Mme Danielle Bidard-Reydet a souligné que la nécessité d'un profond renouvellement du personnel politique était reconnue par beaucoup de Palestiniens, mais que les restrictions apportées à la liberté de circulation des populations rendaient matériellement très difficile l'organisation d'élections, initialement envisagées pour le mois de juin. En ce qui concerne le rôle de l'Union européenne, elle a estimé qu'il ne devait pas se réduire à celui de « banquier », nombre de Palestiniens estimant au demeurant qu'elle serait plus utile en pesant sur le plan politique qu'en apportant son soutien financier. Elle a rappelé à ce titre la clause relative aux droits de l'homme incluse dans les accords de partenariat et de coopération de l'Union européenne, et notamment dans celui conclu avec Israël, considérant qu'il y avait là un moyen d'exercer des pressions et, le cas échéant, d'appliquer des sanctions. Citant l'exemple de Bethléem, elle s'est vivement inquiétée du flux constant de départs vers l'étranger dans la communauté chrétienne de Palestine, en se demandant si certains ne pourraient pas tirer avantage de cette situation en réduisant le conflit à un affrontement entre le monde arabo-musulman et le monde occidental.

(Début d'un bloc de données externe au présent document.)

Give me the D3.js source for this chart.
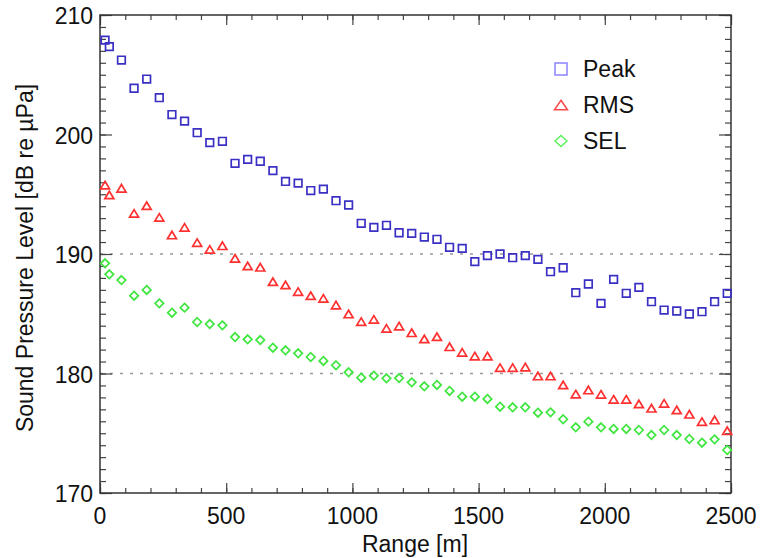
<!DOCTYPE html>
<html><head><meta charset="utf-8">
<script src="https://cdn.jsdelivr.net/npm/d3@7"></script>
<style>
body{margin:0;background:#fff;}
text{font-family:"Liberation Sans",Arial,Helvetica,sans-serif;fill:#111;}
</style></head>
<body><svg id="c" width="760" height="558"></svg>
<script>
const ranges = [20, 37, 85, 135, 185, 235, 285, 335, 385, 435, 485, 535, 585, 635, 685, 735, 785, 835, 885, 935, 985, 1035, 1085, 1135, 1185, 1235, 1285, 1335, 1385, 1435, 1485, 1535, 1585, 1635, 1685, 1735, 1785, 1835, 1885, 1935, 1985, 2035, 2085, 2135, 2185, 2235, 2285, 2335, 2385, 2435, 2485];
const peak = [207.9,207.35,206.23,203.87,204.64,203.08,201.67,201.12,200.15,199.32,199.43,197.59,197.92,197.76,196.98,196.07,195.93,195.31,195.43,194.46,194.1,192.57,192.23,192.4,191.78,191.73,191.42,191.23,190.56,190.47,189.36,189.86,190.0,189.69,189.86,189.55,188.52,188.85,186.76,187.49,185.87,187.88,186.71,187.21,186.01,185.31,185.23,184.98,185.17,186.01,186.71];
const rms = [195.77,194.94,195.5,193.4,194.04,193.07,191.59,192.23,190.95,190.39,190.69,189.64,189.0,188.89,187.68,187.41,186.85,186.51,186.29,185.73,184.98,184.34,184.53,183.78,183.97,183.41,182.89,183.08,182.24,181.77,181.46,181.46,180.49,180.49,180.54,179.79,179.79,179.04,178.28,178.62,178.26,177.84,177.84,177.45,177.09,177.5,176.95,176.59,175.97,176.11,175.21];
const sel = [189.22,188.3,187.82,186.51,186.99,185.87,185.09,185.51,184.31,184.14,184.03,183.05,182.86,182.8,182.16,181.94,181.69,181.38,181.05,180.69,180.1,179.65,179.82,179.6,179.62,179.26,178.93,179.04,178.54,178.06,178.06,177.87,177.22,177.17,177.17,176.72,176.75,176.17,175.5,175.97,175.5,175.36,175.36,175.27,174.85,175.27,174.85,174.52,174.21,174.49,173.6];
const seriesNames = ["Peak","RMS","SEL"];
const xTicks = [0,500,1000,1500,2000,2500];
const yTicks = [170,180,190,200,210];
const gridLevels = [180,190];

const svg = d3.select("#c");
const L=100,R=731,T=15,B=493;
const x = d3.scaleLinear().domain([0,2500]).range([L,R]);
const y = d3.scaleLinear().domain([170,210]).range([B,T]);
const axisColor="#333";

svg.selectAll("line.grid").data(gridLevels).enter().append("line")
  .attr("x1",L).attr("x2",R).attr("y1",d=>y(d)).attr("y2",d=>y(d))
  .attr("stroke","#999").attr("stroke-width",1.6).attr("stroke-dasharray","3,7");

const xMinor = d3.range(0,2501,100);
const yMinor = d3.range(170,211,1);
const gs = [
  svg.append("g").attr("transform",`translate(0,${B})`).call(d3.axisTop(x).tickValues(xMinor).tickSize(5).tickFormat("")),
  svg.append("g").attr("transform",`translate(0,${B})`).call(d3.axisTop(x).tickValues(xTicks).tickSize(10).tickFormat("")),
  svg.append("g").attr("transform",`translate(0,${T})`).call(d3.axisBottom(x).tickValues(xMinor).tickSize(5).tickFormat("")),
  svg.append("g").attr("transform",`translate(0,${T})`).call(d3.axisBottom(x).tickValues(xTicks).tickSize(10).tickFormat("")),
  svg.append("g").attr("transform",`translate(${L},0)`).call(d3.axisRight(y).tickValues(yMinor).tickSize(6).tickFormat("")),
  svg.append("g").attr("transform",`translate(${L},0)`).call(d3.axisRight(y).tickValues(yTicks).tickSize(12).tickFormat("")),
  svg.append("g").attr("transform",`translate(${R},0)`).call(d3.axisLeft(y).tickValues(yMinor).tickSize(6).tickFormat("")),
  svg.append("g").attr("transform",`translate(${R},0)`).call(d3.axisLeft(y).tickValues(yTicks).tickSize(12).tickFormat(""))
];
gs.forEach(g=>{
  g.select(".domain").remove();
  g.selectAll("line").attr("stroke","#444").attr("stroke-width",1.2);
});
svg.append("rect").attr("x",L).attr("y",T).attr("width",R-L).attr("height",B-T)
  .attr("fill","none").attr("stroke",axisColor).attr("stroke-width",1.5);

svg.selectAll("text.xl").data(xTicks).enter().append("text")
  .attr("x",d=>x(d)).attr("y",524).attr("text-anchor","middle")
  .style("font-size","23px").text(d=>d);
svg.selectAll("text.yl").data(yTicks).enter().append("text")
  .attr("x",93).attr("y",d=>y(d)+9).attr("text-anchor","end")
  .style("font-size","23px").text(d=>d);
svg.append("text").attr("x",415).attr("y",552).attr("text-anchor","middle")
  .style("font-size","23px").text("Range [m]");
svg.append("text").attr("transform","translate(33,258) rotate(-90)")
  .attr("text-anchor","middle").style("font-size","23px")
  .text("Sound Pressure Level [dB re \u00b5Pa]");

const colors = {Peak:"#3b30c4", RMS:"#ff3030", SEL:"#3ee63e"};
const legendColors = {Peak:"#8c84ff", RMS:"#ff4848", SEL:"#5cf05c"};
function square(s){return `M${-s},${-s}H${s}V${s}H${-s}Z`;}
function triangle(w,h){return `M0,${-h/2}L${w/2},${h/2}L${-w/2},${h/2}Z`;}
function diamond(w,h){return `M0,${-h/2}L${w/2},0L0,${h/2}L${-w/2},0Z`;}
const shapes = {Peak:square(3.8), RMS:triangle(9,7.5), SEL:diamond(8.5,8.5)};
const legShapes = {Peak:square(6), RMS:triangle(13,9.5), SEL:diamond(12,11)};
const dataMap = {Peak:peak, RMS:rms, SEL:sel};

seriesNames.forEach(name=>{
  const vals = dataMap[name];
  svg.append("g").selectAll("path").data(ranges.map((r,i)=>[r,vals[i]])).enter()
    .append("path")
    .attr("transform",d=>`translate(${x(d[0])},${y(d[1])})`)
    .attr("d",shapes[name])
    .attr("fill","none").attr("stroke",colors[name]).attr("stroke-width",1.7);
});

const legY = [69,105,141];
const lg = svg.append("g");
seriesNames.forEach((name,i)=>{
  lg.append("path").attr("transform",`translate(561,${legY[i]})`)
    .attr("d",legShapes[name]).attr("fill","none").attr("stroke",legendColors[name]).attr("stroke-width",1.5);
  lg.append("text").attr("x",583).attr("y",legY[i]+8).style("font-size","23px").text(name);
});
</script></body></html>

S'agissant de la sécurité, Mme Danielle Bidard-Reydet a reconnu qu'il s'agissait d'une question centrale pour Israël, mais s'est étonnée que les autorités israéliennes n'aient jamais donné suite à des propositions répondant à leurs préoccupations, comme, par exemple, le plan suggéré en 2002 par le prince Abdallah d'Arabie saoudite, qui tendait à faire reconnaître Israël et son droit à la sécurité par tous les pays arabes en échange d'un retrait des territoires occupés. Enfin, elle a souligné la montée de l'opposition à la politique du gouvernement Sharon au sein de l'opinion israélienne, en souhaitant, de la part de la France et de l'Europe, un soutien plus affirmé à cette composante pacifiste .

La commission a ensuite autorisé la publication de cette communication sous forme d'un rapport d'information.